We first imported express and cors packages and created a new server to run on port 5000. We used cors as a middleware to allow us to make the calls from the frontend.

Then we created a couple of custom functions getStockPrice and getTime. The first will generate a random price for the stock, receiving the base value and highest value (range) as arguments. The second will return the current time in the format of hh:mm:ss.

We made the server listen for the post requests on the sse route. Inside we wrote a response header by defining the connection and content-type, as well as disabling the cache. Finally, we used a setInterval to generate new data every 5000ms (5 seconds).

Running the app

Since our app has both frontend and backend (server), we need to run both separately so we can interact between the two by sending the requests and receiving server-sent events.

If you followed along with the previous step, your current working directory should be server. Launching the server should be as easy as running the command node server.js. If you did everything right it should now say Server is running on port 5000 in the terminal.

To run the frontend, open another terminal, switch to the frontend directory via cd frontend, and run the command npm start. That will start the frontend application.

Depending on what terminal you use and whether or not you use the built-in terminals in the text editor, running the backend and frontend in parallelly would look something like this:

After you started the frontend your default browser should open automatically. If it does not, open it manually, type http://localhost:3000 in the URL bar, and execute. It should now display the functional full-stack app with all the data being received in real-time using the server-sent events.

Testing the App

Now let's test the features of the Fetch Event Source. While still on the browser open the developer console from the browser settings or by pressing the F12 key on the keyboard.

First, open the Network tag and refresh the app by using the F5 key on the keyboard. The network tab allows users to see all the requests that are being sent to the server. Click on the sse to see the Fetch Event Source connection request. Notice that the request type is POST and we were able to set the custom Header parameters like Accept type for the request. This is all thanks to Fetch Event Source which would not be possible by using the EventSource API.

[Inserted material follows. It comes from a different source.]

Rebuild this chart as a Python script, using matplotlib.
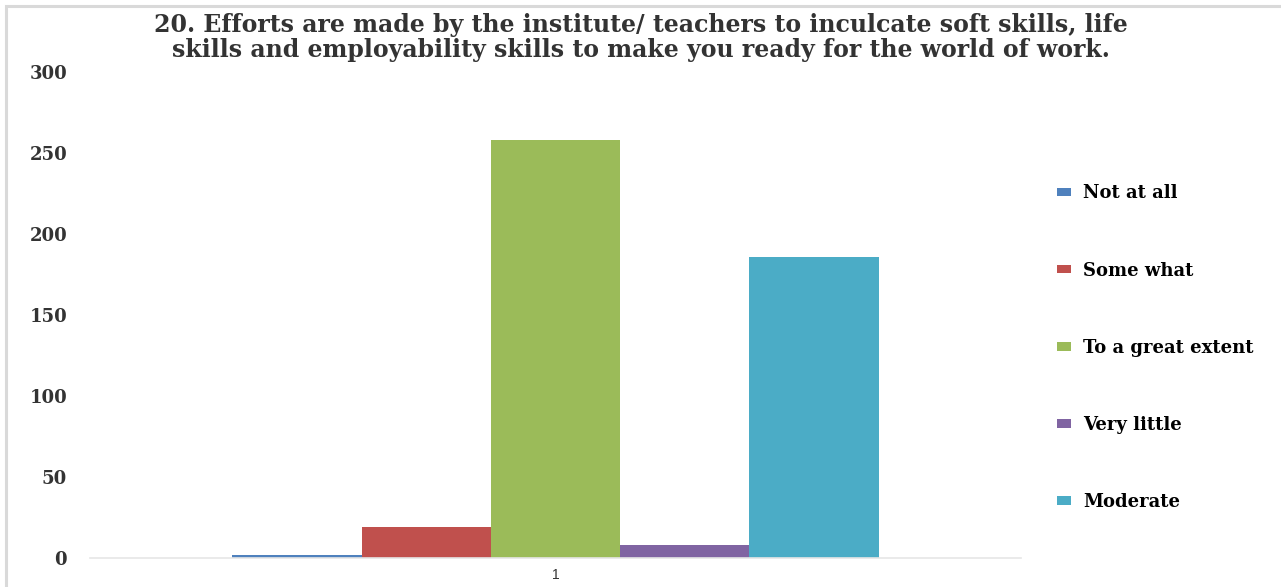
import matplotlib
matplotlib.use("Agg")
import matplotlib.pyplot as plt
from matplotlib.patches import Rectangle

categories = ["Not at all", "Some what", "To a great extent", "Very little", "Moderate"]
values = [2, 19, 258, 8, 186]
colors = ["#4F81BD", "#C0504D", "#9BBB59", "#8064A2", "#4BACC6"]
xtick_labels = ["1"]
yticks = [0, 50, 100, 150, 200, 250, 300]
title = ("20. Efforts are made by the institute/ teachers to inculcate soft skills, life\n"
         "skills and employability skills to make you ready for the world of work.")

plt.rcParams['font.family'] = ['DejaVu Serif']

fig = plt.figure(figsize=(12.81, 5.87), dpi=100)
# outer border
fig.patches.append(Rectangle((0.005, -0.05), 1.2, 1.04, transform=fig.transFigure,
                             fill=False, edgecolor="#d9d9d9", linewidth=2.2))

ax = fig.add_axes([0.0703, 0.0494, 0.7267, 0.828])
n = len(values)
offsets = [i - (n - 1) / 2 for i in range(n)]
for off, v, c, lab in zip(offsets, values, colors, categories):
    ax.bar(off, v, width=1.0, color=c, label=lab)

ax.set_xlim(-3.6, 3.6)
ax.set_ylim(0, 300)
ax.set_yticks(yticks)
ax.set_yticklabels([str(t) for t in yticks], fontsize=13, fontweight='bold', color="#333333")
ax.set_xticks([0])
ax.set_xticklabels(xtick_labels, fontsize=10, color="#333333", family='Liberation Sans')
ax.tick_params(axis='y', length=0, pad=16.5)
ax.tick_params(axis='x', length=0, pad=7)
for s in ["top", "right", "left"]:
    ax.spines[s].set_visible(False)
ax.spines["bottom"].set_color("#e6e6e6")
ax.spines["bottom"].set_linewidth(1.2)

fig.text(0.5, 0.978, title, ha='center', va='top', fontsize=17, fontweight='bold',
         color="#333333", linespacing=1.05)

handles, labels = ax.get_legend_handles_labels()
fig.legend(handles, labels, loc='center left', bbox_to_anchor=(0.8125, 0.4075),
           frameon=False, handlelength=0.75, handleheight=0.35,
           handletextpad=0.7, labelspacing=3.28, prop={'weight': 'bold', 'size': 13})

fig.savefig("out.png", dpi=100)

Then, make sure to navigate to the Console tab and you should see a lot of additional information, thanks to the console.log statements we used in the frontend.

When the user tries to make a connection user receives a response object (a feature of Fetch Event Source), meaning it could be further used to detect the possible causes for the issues on the connection. In our case the connection is successful and we start to receive events based on the 5000ms interval we defined in the server.

Now let's test for some errors. Change the fetch URL in the frontend to something non-existent, for example to ${serverBaseURL}/noroute. Save the code, refresh the browser page and see the browser console. The Fetch Event Source automatically let us know that the error comes from the frontend and the server closes the connection.

Finally, now let's test the Page Visibility API. Change the frontend code back to the existing sse. Then save the code, and refresh the browser window. Let the app run for a minute. Now remember the app state and minimize the browser. After some time maximize the browser window and see that during the time the window was minimized there were no server events received. The process resumed automatically after the browser was maximized.

Conclusion

In this tutorial, we learned that the Fetch Event Source can be used to send the specific headers, methods, and body information, get the details of the response objects, have wider control over the error handling as well as save the server resources while the browser window is not visible in the viewport.

Next time you come across the need to implement the functionality of receiving the live updates from the server you will not only be aware of the working principles of server-sent events but also know how to implement them using the flexible features of Fetch Event Source.

Also, note that their GitHub repository welcomes new contributions and suggestions, so feel free to contribute if you have some amazing ideas for additional features.